• _Exercise requirements_
Word for word, give the material below again, minus any images.

• _Material_
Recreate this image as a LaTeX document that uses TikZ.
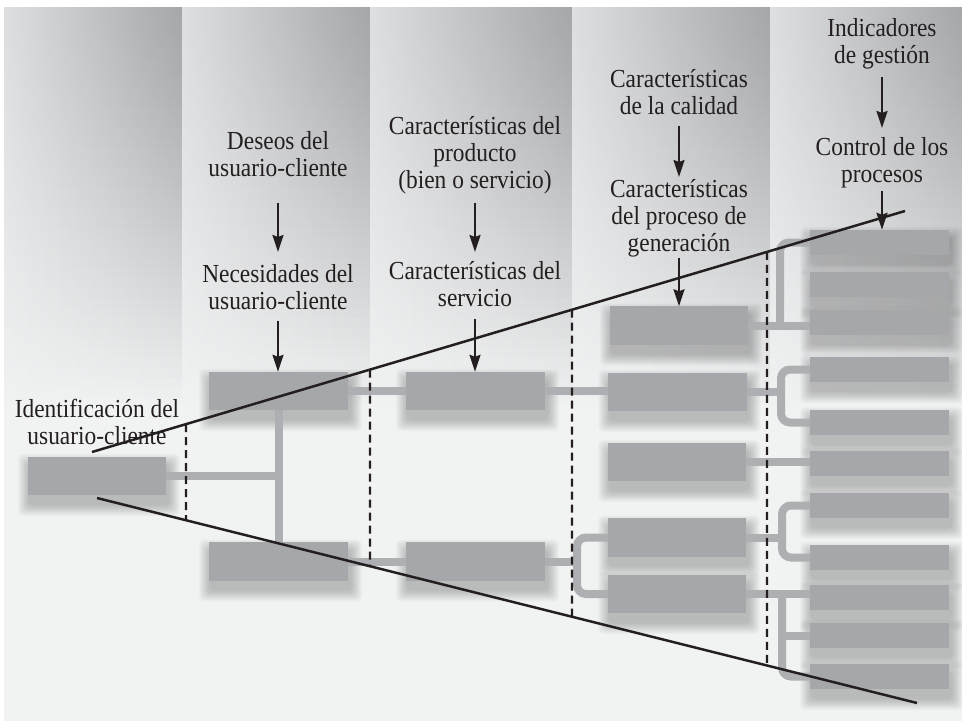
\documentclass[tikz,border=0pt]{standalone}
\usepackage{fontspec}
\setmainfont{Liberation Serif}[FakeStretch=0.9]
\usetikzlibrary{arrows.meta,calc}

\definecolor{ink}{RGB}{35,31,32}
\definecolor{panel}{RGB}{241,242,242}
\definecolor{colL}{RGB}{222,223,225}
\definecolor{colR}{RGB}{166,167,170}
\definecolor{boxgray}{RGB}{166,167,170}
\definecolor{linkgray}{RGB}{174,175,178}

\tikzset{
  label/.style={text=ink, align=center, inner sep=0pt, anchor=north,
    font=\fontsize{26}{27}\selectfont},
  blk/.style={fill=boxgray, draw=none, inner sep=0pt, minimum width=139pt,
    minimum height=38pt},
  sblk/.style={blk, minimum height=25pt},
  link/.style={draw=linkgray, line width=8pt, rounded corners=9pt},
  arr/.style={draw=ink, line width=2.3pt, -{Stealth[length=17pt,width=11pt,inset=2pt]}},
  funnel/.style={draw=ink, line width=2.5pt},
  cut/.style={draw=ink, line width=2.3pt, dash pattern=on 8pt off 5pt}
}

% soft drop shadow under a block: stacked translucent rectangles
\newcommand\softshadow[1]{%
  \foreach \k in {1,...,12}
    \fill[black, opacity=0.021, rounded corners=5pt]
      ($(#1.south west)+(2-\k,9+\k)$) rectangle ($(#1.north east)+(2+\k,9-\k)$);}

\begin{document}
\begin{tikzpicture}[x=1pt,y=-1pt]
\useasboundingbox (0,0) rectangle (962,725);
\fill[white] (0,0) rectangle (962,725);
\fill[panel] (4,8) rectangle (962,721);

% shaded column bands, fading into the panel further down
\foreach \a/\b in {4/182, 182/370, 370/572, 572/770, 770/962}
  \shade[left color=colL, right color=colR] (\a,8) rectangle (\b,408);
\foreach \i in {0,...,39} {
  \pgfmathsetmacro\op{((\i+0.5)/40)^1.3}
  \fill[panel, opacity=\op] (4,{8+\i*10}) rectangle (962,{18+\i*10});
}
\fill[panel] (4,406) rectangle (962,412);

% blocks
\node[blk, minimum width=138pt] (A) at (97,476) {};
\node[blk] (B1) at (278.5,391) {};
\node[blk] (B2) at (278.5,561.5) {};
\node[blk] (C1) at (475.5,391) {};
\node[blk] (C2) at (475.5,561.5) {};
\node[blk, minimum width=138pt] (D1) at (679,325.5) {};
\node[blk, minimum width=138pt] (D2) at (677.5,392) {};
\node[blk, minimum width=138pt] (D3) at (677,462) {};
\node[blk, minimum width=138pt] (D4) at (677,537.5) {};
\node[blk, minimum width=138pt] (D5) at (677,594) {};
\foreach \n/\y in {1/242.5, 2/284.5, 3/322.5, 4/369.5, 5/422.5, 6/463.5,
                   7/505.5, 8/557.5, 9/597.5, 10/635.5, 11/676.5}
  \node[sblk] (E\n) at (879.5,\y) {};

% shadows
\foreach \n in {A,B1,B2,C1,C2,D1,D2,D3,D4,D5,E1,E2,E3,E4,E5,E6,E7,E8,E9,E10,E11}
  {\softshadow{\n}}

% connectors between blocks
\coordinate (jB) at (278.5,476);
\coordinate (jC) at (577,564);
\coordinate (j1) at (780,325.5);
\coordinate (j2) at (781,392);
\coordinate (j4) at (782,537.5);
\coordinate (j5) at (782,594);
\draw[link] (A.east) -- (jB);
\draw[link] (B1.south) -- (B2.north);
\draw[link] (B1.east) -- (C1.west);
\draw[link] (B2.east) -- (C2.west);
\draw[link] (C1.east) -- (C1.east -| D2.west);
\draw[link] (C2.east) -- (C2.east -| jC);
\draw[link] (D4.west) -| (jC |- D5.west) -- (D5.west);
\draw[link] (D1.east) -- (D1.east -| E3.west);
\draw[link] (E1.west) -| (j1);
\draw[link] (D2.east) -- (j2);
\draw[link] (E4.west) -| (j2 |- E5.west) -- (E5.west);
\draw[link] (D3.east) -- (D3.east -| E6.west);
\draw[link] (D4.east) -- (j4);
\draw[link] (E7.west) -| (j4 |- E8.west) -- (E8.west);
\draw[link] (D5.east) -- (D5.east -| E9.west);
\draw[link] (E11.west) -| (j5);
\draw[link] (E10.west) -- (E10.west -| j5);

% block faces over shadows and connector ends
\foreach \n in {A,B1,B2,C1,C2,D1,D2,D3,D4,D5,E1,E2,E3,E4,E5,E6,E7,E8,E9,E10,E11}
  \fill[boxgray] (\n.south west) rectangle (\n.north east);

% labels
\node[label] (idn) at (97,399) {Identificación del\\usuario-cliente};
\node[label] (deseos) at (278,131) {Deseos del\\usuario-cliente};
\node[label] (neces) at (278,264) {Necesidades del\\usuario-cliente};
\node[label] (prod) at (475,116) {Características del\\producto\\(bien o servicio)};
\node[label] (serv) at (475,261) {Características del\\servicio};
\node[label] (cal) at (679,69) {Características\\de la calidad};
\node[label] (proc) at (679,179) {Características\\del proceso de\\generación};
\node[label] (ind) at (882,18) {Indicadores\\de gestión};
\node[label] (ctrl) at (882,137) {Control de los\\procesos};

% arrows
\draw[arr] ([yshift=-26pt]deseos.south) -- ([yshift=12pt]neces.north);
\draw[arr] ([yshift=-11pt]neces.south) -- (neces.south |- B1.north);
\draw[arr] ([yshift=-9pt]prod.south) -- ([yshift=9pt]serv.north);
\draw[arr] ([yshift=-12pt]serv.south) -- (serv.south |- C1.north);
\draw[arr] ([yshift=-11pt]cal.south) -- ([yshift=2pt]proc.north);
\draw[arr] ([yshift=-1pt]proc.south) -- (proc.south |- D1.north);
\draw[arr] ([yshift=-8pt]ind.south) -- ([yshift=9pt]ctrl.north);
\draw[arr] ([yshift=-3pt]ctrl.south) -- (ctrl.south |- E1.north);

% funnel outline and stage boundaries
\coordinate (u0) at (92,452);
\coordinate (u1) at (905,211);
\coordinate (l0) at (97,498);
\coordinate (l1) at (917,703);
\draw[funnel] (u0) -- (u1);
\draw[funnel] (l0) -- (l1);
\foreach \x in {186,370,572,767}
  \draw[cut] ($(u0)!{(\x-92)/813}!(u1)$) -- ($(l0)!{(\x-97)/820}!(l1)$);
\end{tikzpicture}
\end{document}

• _Solution for this task_
Recreate this image as a LaTeX document that uses TikZ.
\documentclass[tikz,border=0pt]{standalone}
\usepackage{fontspec}
\setmainfont{Liberation Serif}[FakeStretch=0.9]
\usetikzlibrary{arrows.meta,calc}

\definecolor{ink}{RGB}{35,31,32}
\definecolor{panel}{RGB}{241,242,242}
\definecolor{colL}{RGB}{222,223,225}
\definecolor{colR}{RGB}{166,167,170}
\definecolor{boxgray}{RGB}{166,167,170}
\definecolor{linkgray}{RGB}{174,175,178}

\tikzset{
  label/.style={text=ink, align=center, inner sep=0pt, anchor=north,
    font=\fontsize{26}{27}\selectfont},
  blk/.style={fill=boxgray, draw=none, inner sep=0pt, minimum width=139pt,
    minimum height=38pt},
  sblk/.style={blk, minimum height=25pt},
  link/.style={draw=linkgray, line width=8pt, rounded corners=9pt},
  arr/.style={draw=ink, line width=2.3pt, -{Stealth[length=17pt,width=11pt,inset=2pt]}},
  funnel/.style={draw=ink, line width=2.5pt},
  cut/.style={draw=ink, line width=2.3pt, dash pattern=on 8pt off 5pt}
}

% soft drop shadow under a block: stacked translucent rectangles
\newcommand\softshadow[1]{%
  \foreach \k in {1,...,12}
    \fill[black, opacity=0.021, rounded corners=5pt]
      ($(#1.south west)+(2-\k,9+\k)$) rectangle ($(#1.north east)+(2+\k,9-\k)$);}

\begin{document}
\begin{tikzpicture}[x=1pt,y=-1pt]
\useasboundingbox (0,0) rectangle (962,725);
\fill[white] (0,0) rectangle (962,725);
\fill[panel] (4,8) rectangle (962,721);

% shaded column bands, fading into the panel further down
\foreach \a/\b in {4/182, 182/370, 370/572, 572/770, 770/962}
  \shade[left color=colL, right color=colR] (\a,8) rectangle (\b,408);
\foreach \i in {0,...,39} {
  \pgfmathsetmacro\op{((\i+0.5)/40)^1.3}
  \fill[panel, opacity=\op] (4,{8+\i*10}) rectangle (962,{18+\i*10});
}
\fill[panel] (4,406) rectangle (962,412);

% blocks
\node[blk, minimum width=138pt] (A) at (97,476) {};
\node[blk] (B1) at (278.5,391) {};
\node[blk] (B2) at (278.5,561.5) {};
\node[blk] (C1) at (475.5,391) {};
\node[blk] (C2) at (475.5,561.5) {};
\node[blk, minimum width=138pt] (D1) at (679,325.5) {};
\node[blk, minimum width=138pt] (D2) at (677.5,392) {};
\node[blk, minimum width=138pt] (D3) at (677,462) {};
\node[blk, minimum width=138pt] (D4) at (677,537.5) {};
\node[blk, minimum width=138pt] (D5) at (677,594) {};
\foreach \n/\y in {1/242.5, 2/284.5, 3/322.5, 4/369.5, 5/422.5, 6/463.5,
                   7/505.5, 8/557.5, 9/597.5, 10/635.5, 11/676.5}
  \node[sblk] (E\n) at (879.5,\y) {};

% shadows
\foreach \n in {A,B1,B2,C1,C2,D1,D2,D3,D4,D5,E1,E2,E3,E4,E5,E6,E7,E8,E9,E10,E11}
  {\softshadow{\n}}

% connectors between blocks
\coordinate (jB) at (278.5,476);
\coordinate (jC) at (577,564);
\coordinate (j1) at (780,325.5);
\coordinate (j2) at (781,392);
\coordinate (j4) at (782,537.5);
\coordinate (j5) at (782,594);
\draw[link] (A.east) -- (jB);
\draw[link] (B1.south) -- (B2.north);
\draw[link] (B1.east) -- (C1.west);
\draw[link] (B2.east) -- (C2.west);
\draw[link] (C1.east) -- (C1.east -| D2.west);
\draw[link] (C2.east) -- (C2.east -| jC);
\draw[link] (D4.west) -| (jC |- D5.west) -- (D5.west);
\draw[link] (D1.east) -- (D1.east -| E3.west);
\draw[link] (E1.west) -| (j1);
\draw[link] (D2.east) -- (j2);
\draw[link] (E4.west) -| (j2 |- E5.west) -- (E5.west);
\draw[link] (D3.east) -- (D3.east -| E6.west);
\draw[link] (D4.east) -- (j4);
\draw[link] (E7.west) -| (j4 |- E8.west) -- (E8.west);
\draw[link] (D5.east) -- (D5.east -| E9.west);
\draw[link] (E11.west) -| (j5);
\draw[link] (E10.west) -- (E10.west -| j5);

% block faces over shadows and connector ends
\foreach \n in {A,B1,B2,C1,C2,D1,D2,D3,D4,D5,E1,E2,E3,E4,E5,E6,E7,E8,E9,E10,E11}
  \fill[boxgray] (\n.south west) rectangle (\n.north east);

% labels
\node[label] (idn) at (97,399) {Identificación del\\usuario-cliente};
\node[label] (deseos) at (278,131) {Deseos del\\usuario-cliente};
\node[label] (neces) at (278,264) {Necesidades del\\usuario-cliente};
\node[label] (prod) at (475,116) {Características del\\producto\\(bien o servicio)};
\node[label] (serv) at (475,261) {Características del\\servicio};
\node[label] (cal) at (679,69) {Características\\de la calidad};
\node[label] (proc) at (679,179) {Características\\del proceso de\\generación};
\node[label] (ind) at (882,18) {Indicadores\\de gestión};
\node[label] (ctrl) at (882,137) {Control de los\\procesos};

% arrows
\draw[arr] ([yshift=-26pt]deseos.south) -- ([yshift=12pt]neces.north);
\draw[arr] ([yshift=-11pt]neces.south) -- (neces.south |- B1.north);
\draw[arr] ([yshift=-9pt]prod.south) -- ([yshift=9pt]serv.north);
\draw[arr] ([yshift=-12pt]serv.south) -- (serv.south |- C1.north);
\draw[arr] ([yshift=-11pt]cal.south) -- ([yshift=2pt]proc.north);
\draw[arr] ([yshift=-1pt]proc.south) -- (proc.south |- D1.north);
\draw[arr] ([yshift=-8pt]ind.south) -- ([yshift=9pt]ctrl.north);
\draw[arr] ([yshift=-3pt]ctrl.south) -- (ctrl.south |- E1.north);

% funnel outline and stage boundaries
\coordinate (u0) at (92,452);
\coordinate (u1) at (905,211);
\coordinate (l0) at (97,498);
\coordinate (l1) at (917,703);
\draw[funnel] (u0) -- (u1);
\draw[funnel] (l0) -- (l1);
\foreach \x in {186,370,572,767}
  \draw[cut] ($(u0)!{(\x-92)/813}!(u1)$) -- ($(l0)!{(\x-97)/820}!(l1)$);
\end{tikzpicture}
\end{document}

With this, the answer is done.